Compile a list of prior (ideally published) papers on related ideas, and conceptually anchor your idea within prior research. That’s what academics themselves do to get their ideas published.
Then articulate what is novel about your idea, best formulated and presented as an answer to a great question.
3. Time to test your idea?
Save up to 30-50% of all the data for the out-of-sample test. Be honest. Tell your boss that you will not touch the out-of-sample data until getting their approval to run it. This will feel brutal. Scary. What if the backtest comes back flat? Practice vulnerability.
Run the in-sample tests (including cross-validations):
Play, tweak, experiment, and create a composite of the best iterations of your idea.
Identify your preferred breadth to depth ratio that has the best chance of reaching the goal.
Remind everyone of the goal: to produce positive out-performance in live returns. The goal is not to minimize the difference between in-sample backtest and out-of-sample backtest or to avoid random factors all together.
If the in-sample results come back random and you found nothing, your boss will appreciate the depth of your original thinking and the integrity of your tests. Go back to step 1.
Run the out-of-sample tests:
If the in-sample results are positive, show them to your boss and ask for any feedback, tweaks, anything else to try before touching the out-of-sample. That will generate constructive engagement. Then hold your breath and run the model on the out-of-sample data.
Experienced quants would say that out-of-sample tests deteriorate by about 70%. It depends on the situation. Can be much worse or better. The point to remember is that we are not competing with natural sciences. We are competing with randomness. Who cares by how much the out-of-sample deteriorated vs the in-sample. All data work is data-mining, the question is whether all the mining ended up with just dirt or at least some gems.
Did you find at least something that was statistically positive in the out-of-sample? That’s great news. If not, go back to step 1.
4. Set up a paper portfolio tracking your ideas.
Even if your idea wasn’t accepted into the model, set up a production style realistic paper portfolio for your new ideas and run the performance reports. Over time, that will make the strategy look more real, especially if you are lucky and the near-term performance is good.

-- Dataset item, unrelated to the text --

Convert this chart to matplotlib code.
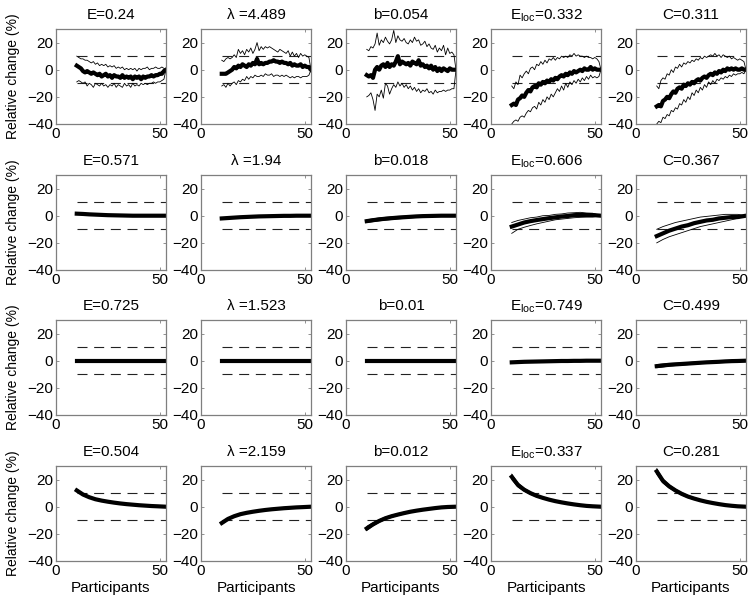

To conclude: the best quant models are always evolving and as “Creative Quants” we need to understand and adapt to the culture and the investment philosophy of the place we work in, while at the same time advancing our unique ability to innovate within it.
I was fortunate to have experienced working as a quant in both cultures: one that was very open to new ideas and one that was comparatively more conservative. The irony was that while working in the open culture, I craved more academic depth and technical rigor, and wished that we would hire some famous quant from another top firm so they could teach us the latest and greatest quant methods. In sum, I was wishing for less openness and more expertise. Not being able to have that at the time felt frustrating but with hindsight I realize it was also a blessing.
Then, after sometime of working at the conservative culture, where it felt like any good idea needed to have a Nobel Prize paper behind it, I started to crave the openness again. I started to miss the days where I could add any factor I wanted to the model and get instant approval to put it into production. (My freedom to do so expanded after several years of getting better at the four steps above, which for full disclosure I have not followed perfectly, but I continuously strive to).
So what’s the take-away for an aspiring Creative Quant? Don’t blame the circumstances. Everything has pros and cons. Find your strengths, your style and the styles of people you work with, and start coming up with something special that you are proud of. Over time, you will become a successful quant innovator and add real value to client portfolios.